It is required that the lines from the top of the listing through the line with "from matplotlib.ticker import MultipleLocator" be reproduced exactly, excluding pictures.

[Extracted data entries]
## Start

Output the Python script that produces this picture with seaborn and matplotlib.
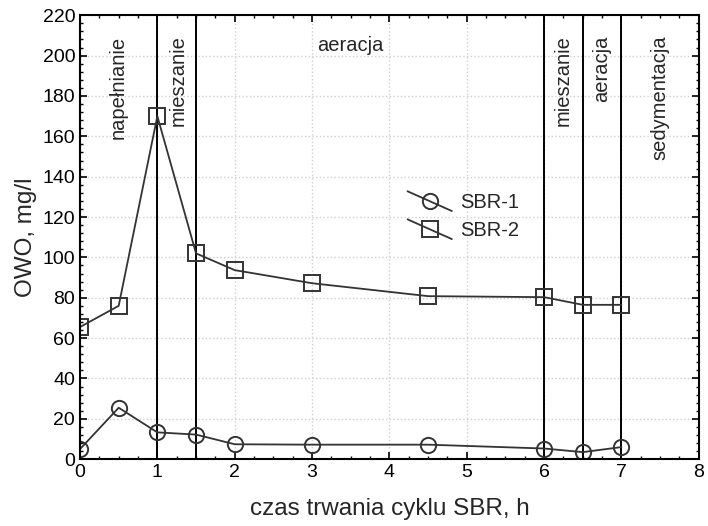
import matplotlib
matplotlib.use('Agg')
import matplotlib.pyplot as plt
import seaborn as sns
import numpy as np
import pandas as pd
from matplotlib.legend_handler import HandlerLine2D
from matplotlib.ticker import MultipleLocator

# data
czas = [0, 0.5, 1, 1.5, 2, 3, 4.5, 6, 6.5, 7]
sbr1 = [5.0, 25.5, 13.3, 12.2, 7.4, 7.2, 7.2, 5.3, 3.5, 6.0]
sbr2 = [65.5, 76.0, 170.0, 102.0, 93.7, 87.2, 80.8, 80.3, 76.5, 76.5]
granice = [1, 1.5, 6, 6.5, 7]
etapy = ['napełnianie', 'mieszanie', 'mieszanie', 'aeracja', 'sedymentacja']
etapy_x = [0.5, 1.27, 6.25, 6.75, 7.5]

sns.set_theme(style="ticks")
plt.rcParams['font.family'] = ['Liberation Sans', 'DejaVu Sans']

df = pd.DataFrame({'czas': czas * 2, 'owo': sbr1 + sbr2,
                   'seria': ['SBR-1'] * len(czas) + ['SBR-2'] * len(czas)})

fig = plt.figure(figsize=(7.08, 5.26), dpi=100)
ax = fig.add_axes([0.113, 0.127, 0.874, 0.844])

lc = '#333333'
for seria, mk in [('SBR-1', 'o'), ('SBR-2', 's')]:
    sns.lineplot(data=df[df.seria == seria], x='czas', y='owo', ax=ax, color=lc,
                 marker=mk, markersize=11, markerfacecolor='none',
                 markeredgecolor=lc, markeredgewidth=1.4, linewidth=1.3,
                 label=seria, legend=False)

for g in granice:
    ax.axvline(g, color='black', linewidth=1.4, zorder=1)

for txt, xx in zip(etapy, etapy_x):
    ax.text(xx, 210, txt, rotation=90, ha='center', va='top', fontsize=14.5)
ax.text(3.5, 205, 'aeracja', ha='center', va='center', fontsize=14.5)

ax.set_xlim(0, 8)
ax.set_ylim(0, 220)
ax.xaxis.set_major_locator(MultipleLocator(1))
ax.xaxis.set_minor_locator(MultipleLocator(0.25))
ax.yaxis.set_major_locator(MultipleLocator(20))
ax.yaxis.set_minor_locator(MultipleLocator(4))
ax.tick_params(which='both', direction='in', top=True, right=True, color='black')
ax.tick_params(which='major', length=5, width=1.2, labelsize=14, colors='black')
ax.tick_params(which='minor', length=2.5, width=1)
ax.grid(True, which='major', color='#d0d0d0', linestyle=':', linewidth=1)
ax.set_axisbelow(True)
for s in ax.spines.values():
    s.set_color('black')
    s.set_linewidth(1.5)

ax.set_xlabel('czas trwania cyklu SBR, h', fontsize=17.5, labelpad=12)
ax.set_ylabel('OWO, mg/l', fontsize=17.5, labelpad=4)


class SlantHandler(HandlerLine2D):
    def create_artists(self, legend, orig_handle, xdescent, ydescent,
                       width, height, fontsize, trans):
        arts = super().create_artists(legend, orig_handle, xdescent, ydescent,
                                      width, height, fontsize, trans)
        for a in arts:
            xd = a.get_xdata()
            if len(xd) > 1:
                y0 = height / 2 - ydescent
                a.set_ydata(np.linspace(y0 + height * 0.7, y0 - height * 0.7, len(xd)))
        return arts


h, l = ax.get_legend_handles_labels()
ax.legend(h, l, loc='upper left', bbox_to_anchor=(0.5, 0.64), frameon=False,
          fontsize=14.5, handlelength=2.2, handletextpad=0.4, labelspacing=0.45,
          handler_map={type(h[0]): SlantHandler(numpoints=1)})

fig.savefig('out.png', dpi=100)
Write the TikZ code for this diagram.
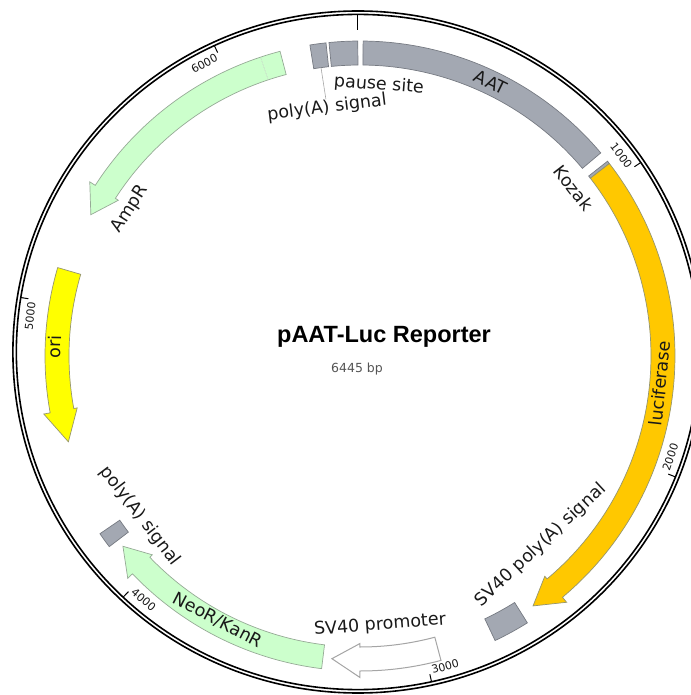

## End

• Task solution
Output the Python script that produces this picture with seaborn and matplotlib.
import matplotlib
matplotlib.use('Agg')
import matplotlib.pyplot as plt
import seaborn as sns
import numpy as np
import pandas as pd
from matplotlib.legend_handler import HandlerLine2D
from matplotlib.ticker import MultipleLocator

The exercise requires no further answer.